» Supplied material

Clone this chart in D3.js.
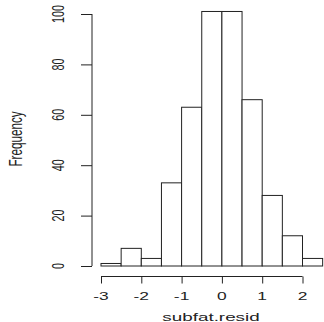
<!DOCTYPE html>
<html>
<head>
<meta charset="utf-8">
<script src="https://cdn.jsdelivr.net/npm/d3@7"></script>
<style>
  body { margin: 0; background: #fff; }
  svg { display: block; }
  text { font-family: "Liberation Sans", Arial, sans-serif; fill: #222; }
</style>
</head>
<body>
<div id="chart"></div>
<script>
// histogram of subfat.resid, bin width 0.5
const binStarts = [-3, -2.5, -2, -1.5, -1, -0.5, 0, 0.5, 1, 1.5, 2];
const counts = [1, 7, 3, 33, 63, 101, 101, 66, 28, 12, 3];
const binWidth = 0.5;
const xTicks = [-3, -2, -1, 0, 1, 2];
const yTicks = [0, 20, 40, 60, 80, 100];

const width = 324;
const height = 322;

// the picture is stretched sideways, so text gets squashed the same way
const sx = 1.45, sy = 0.9;
const fontSize = 12;
const titleSize = 13;

const svg = d3.select("#chart").append("svg")
  .attr("width", width)
  .attr("height", height);

const x = d3.scaleLinear().domain([-3, 2]).range([101, 302.5]);
const y = d3.scaleLinear().domain([0, 100]).range([266, 14]);

// bars
svg.append("g")
  .selectAll("rect")
  .data(binStarts.map((s, i) => ({ s, n: counts[i] })))
  .join("rect")
  .attr("x", d => x(d.s))
  .attr("y", d => y(d.n))
  .attr("width", d => x(d.s + binWidth) - x(d.s))
  .attr("height", d => y(0) - y(d.n))
  .attr("fill", "#fff")
  .attr("stroke", "#222")
  .attr("stroke-width", 1);

// x axis (R style, detached below the bars)
const axisY = 276.5;
const gx = svg.append("g").attr("transform", `translate(0,${axisY})`);
gx.call(d3.axisBottom(x).tickValues(xTicks).tickSize(7).tickSizeOuter(0).tickFormat(d3.format("d")));
gx.select(".domain").attr("d", `M${x(-3)},0H${x(2)}`).attr("stroke", "#222");
gx.selectAll(".tick line").attr("stroke", "#222");
gx.selectAll(".tick text").remove();

svg.append("g").selectAll("text")
  .data(xTicks)
  .join("text")
  .attr("transform", d => `translate(${x(d)},${axisY + 19.5}) scale(${sx},${sy})`)
  .attr("text-anchor", "middle")
  .attr("dy", "0.36em")
  .style("font-size", fontSize + "px")
  .text(d => d3.format("d")(d).replace("−", "-"));

// y axis
const axisX = 92;
const gy = svg.append("g").attr("transform", `translate(${axisX},0)`);
gy.call(d3.axisLeft(y).tickValues(yTicks).tickSize(11).tickSizeOuter(0));
gy.select(".domain").attr("d", `M0,${y(0)}V${y(100)}`).attr("stroke", "#222");
gy.selectAll(".tick line").attr("stroke", "#222");
gy.selectAll(".tick text").remove();

svg.append("g").selectAll("text")
  .data(yTicks)
  .join("text")
  .attr("transform", d => `translate(${axisX - 34},${y(d)}) scale(${sx},${sy}) rotate(-90)`)
  .attr("text-anchor", "middle")
  .attr("dy", "0.36em")
  .style("font-size", fontSize + "px")
  .text(d => d);

// axis titles
svg.append("text")
  .attr("transform", `translate(211,316.5) scale(${sx},${sy})`)
  .attr("text-anchor", "middle")
  .attr("dy", "0.36em")
  .style("font-size", titleSize + "px")
  .text("subfat.resid");

svg.append("text")
  .attr("transform", `translate(15,139) scale(${sx},${sy}) rotate(-90)`)
  .attr("text-anchor", "middle")
  .attr("dy", "0.36em")
  .style("font-size", titleSize + "px")
  .text("Frequency");
</script>
</body>
</html>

» Work to complete
Transcribe the material as is, with images omitted.

» Result for this exercise
Clone this chart in D3.js.
<!DOCTYPE html>
<html>
<head>
<meta charset="utf-8">
<script src="https://cdn.jsdelivr.net/npm/d3@7"></script>
<style>
  body { margin: 0; background: #fff; }
  svg { display: block; }
  text { font-family: "Liberation Sans", Arial, sans-serif; fill: #222; }
</style>
</head>
<body>
<div id="chart"></div>
<script>
// histogram of subfat.resid, bin width 0.5
const binStarts = [-3, -2.5, -2, -1.5, -1, -0.5, 0, 0.5, 1, 1.5, 2];
const counts = [1, 7, 3, 33, 63, 101, 101, 66, 28, 12, 3];
const binWidth = 0.5;
const xTicks = [-3, -2, -1, 0, 1, 2];
const yTicks = [0, 20, 40, 60, 80, 100];

const width = 324;
const height = 322;

// the picture is stretched sideways, so text gets squashed the same way
const sx = 1.45, sy = 0.9;
const fontSize = 12;
const titleSize = 13;

const svg = d3.select("#chart").append("svg")
  .attr("width", width)
  .attr("height", height);

const x = d3.scaleLinear().domain([-3, 2]).range([101, 302.5]);
const y = d3.scaleLinear().domain([0, 100]).range([266, 14]);

// bars
svg.append("g")
  .selectAll("rect")
  .data(binStarts.map((s, i) => ({ s, n: counts[i] })))
  .join("rect")
  .attr("x", d => x(d.s))
  .attr("y", d => y(d.n))
  .attr("width", d => x(d.s + binWidth) - x(d.s))
  .attr("height", d => y(0) - y(d.n))
  .attr("fill", "#fff")
  .attr("stroke", "#222")
  .attr("stroke-width", 1);

// x axis (R style, detached below the bars)
const axisY = 276.5;
const gx = svg.append("g").attr("transform", `translate(0,${axisY})`);
gx.call(d3.axisBottom(x).tickValues(xTicks).tickSize(7).tickSizeOuter(0).tickFormat(d3.format("d")));
gx.select(".domain").attr("d", `M${x(-3)},0H${x(2)}`).attr("stroke", "#222");
gx.selectAll(".tick line").attr("stroke", "#222");
gx.selectAll(".tick text").remove();

svg.append("g").selectAll("text")
  .data(xTicks)
  .join("text")
  .attr("transform", d => `translate(${x(d)},${axisY + 19.5}) scale(${sx},${sy})`)
  .attr("text-anchor", "middle")
  .attr("dy", "0.36em")
  .style("font-size", fontSize + "px")
  .text(d => d3.format("d")(d).replace("−", "-"));

// y axis
const axisX = 92;
const gy = svg.append("g").attr("transform", `translate(${axisX},0)`);
gy.call(d3.axisLeft(y).tickValues(yTicks).tickSize(11).tickSizeOuter(0));
gy.select(".domain").attr("d", `M0,${y(0)}V${y(100)}`).attr("stroke", "#222");
gy.selectAll(".tick line").attr("stroke", "#222");
gy.selectAll(".tick text").remove();

svg.append("g").selectAll("text")
  .data(yTicks)
  .join("text")
  .attr("transform", d => `translate(${axisX - 34},${y(d)}) scale(${sx},${sy}) rotate(-90)`)
  .attr("text-anchor", "middle")
  .attr("dy", "0.36em")
  .style("font-size", fontSize + "px")
  .text(d => d);

// axis titles
svg.append("text")
  .attr("transform", `translate(211,316.5) scale(${sx},${sy})`)
  .attr("text-anchor", "middle")
  .attr("dy", "0.36em")
  .style("font-size", titleSize + "px")
  .text("subfat.resid");

svg.append("text")
  .attr("transform", `translate(15,139) scale(${sx},${sy}) rotate(-90)`)
  .attr("text-anchor", "middle")
  .attr("dy", "0.36em")
  .style("font-size", titleSize + "px")
  .text("Frequency");
</script>
</body>
</html>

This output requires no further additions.